**Dataset excerpt**
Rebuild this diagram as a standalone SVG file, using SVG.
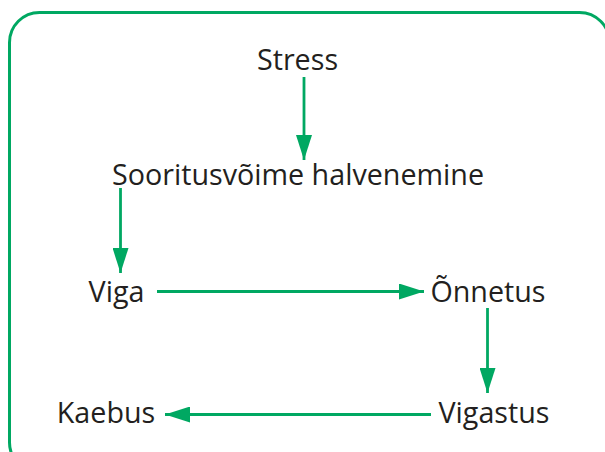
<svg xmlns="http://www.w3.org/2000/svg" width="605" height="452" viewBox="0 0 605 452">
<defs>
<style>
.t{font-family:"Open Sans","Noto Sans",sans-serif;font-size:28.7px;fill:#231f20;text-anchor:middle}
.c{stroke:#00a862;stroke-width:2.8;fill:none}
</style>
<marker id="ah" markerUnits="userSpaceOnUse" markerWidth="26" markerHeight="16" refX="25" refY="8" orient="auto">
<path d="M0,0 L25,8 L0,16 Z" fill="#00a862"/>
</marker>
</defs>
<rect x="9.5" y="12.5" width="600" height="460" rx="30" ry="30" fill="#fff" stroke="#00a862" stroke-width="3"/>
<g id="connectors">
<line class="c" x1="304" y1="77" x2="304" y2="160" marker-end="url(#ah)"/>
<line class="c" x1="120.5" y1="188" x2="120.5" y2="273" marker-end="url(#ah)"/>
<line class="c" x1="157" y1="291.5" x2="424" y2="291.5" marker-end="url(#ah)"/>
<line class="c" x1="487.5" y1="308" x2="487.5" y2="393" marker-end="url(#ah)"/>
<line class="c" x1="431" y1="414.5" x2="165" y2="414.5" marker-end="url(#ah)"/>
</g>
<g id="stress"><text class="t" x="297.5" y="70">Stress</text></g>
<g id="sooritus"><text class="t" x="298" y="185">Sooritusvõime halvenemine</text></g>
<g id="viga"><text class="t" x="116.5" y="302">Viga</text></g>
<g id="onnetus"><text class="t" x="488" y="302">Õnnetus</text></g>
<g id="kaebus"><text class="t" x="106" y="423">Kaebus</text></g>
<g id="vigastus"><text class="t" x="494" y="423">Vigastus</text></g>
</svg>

**Exercise**
In your copy, leave out the pictures and reproduce the material above exactly.

**Written response**
Rebuild this diagram as a standalone SVG file, using SVG.
<svg xmlns="http://www.w3.org/2000/svg" width="605" height="452" viewBox="0 0 605 452">
<defs>
<style>
.t{font-family:"Open Sans","Noto Sans",sans-serif;font-size:28.7px;fill:#231f20;text-anchor:middle}
.c{stroke:#00a862;stroke-width:2.8;fill:none}
</style>
<marker id="ah" markerUnits="userSpaceOnUse" markerWidth="26" markerHeight="16" refX="25" refY="8" orient="auto">
<path d="M0,0 L25,8 L0,16 Z" fill="#00a862"/>
</marker>
</defs>
<rect x="9.5" y="12.5" width="600" height="460" rx="30" ry="30" fill="#fff" stroke="#00a862" stroke-width="3"/>
<g id="connectors">
<line class="c" x1="304" y1="77" x2="304" y2="160" marker-end="url(#ah)"/>
<line class="c" x1="120.5" y1="188" x2="120.5" y2="273" marker-end="url(#ah)"/>
<line class="c" x1="157" y1="291.5" x2="424" y2="291.5" marker-end="url(#ah)"/>
<line class="c" x1="487.5" y1="308" x2="487.5" y2="393" marker-end="url(#ah)"/>
<line class="c" x1="431" y1="414.5" x2="165" y2="414.5" marker-end="url(#ah)"/>
</g>
<g id="stress"><text class="t" x="297.5" y="70">Stress</text></g>
<g id="sooritus"><text class="t" x="298" y="185">Sooritusvõime halvenemine</text></g>
<g id="viga"><text class="t" x="116.5" y="302">Viga</text></g>
<g id="onnetus"><text class="t" x="488" y="302">Õnnetus</text></g>
<g id="kaebus"><text class="t" x="106" y="423">Kaebus</text></g>
<g id="vigastus"><text class="t" x="494" y="423">Vigastus</text></g>
</svg>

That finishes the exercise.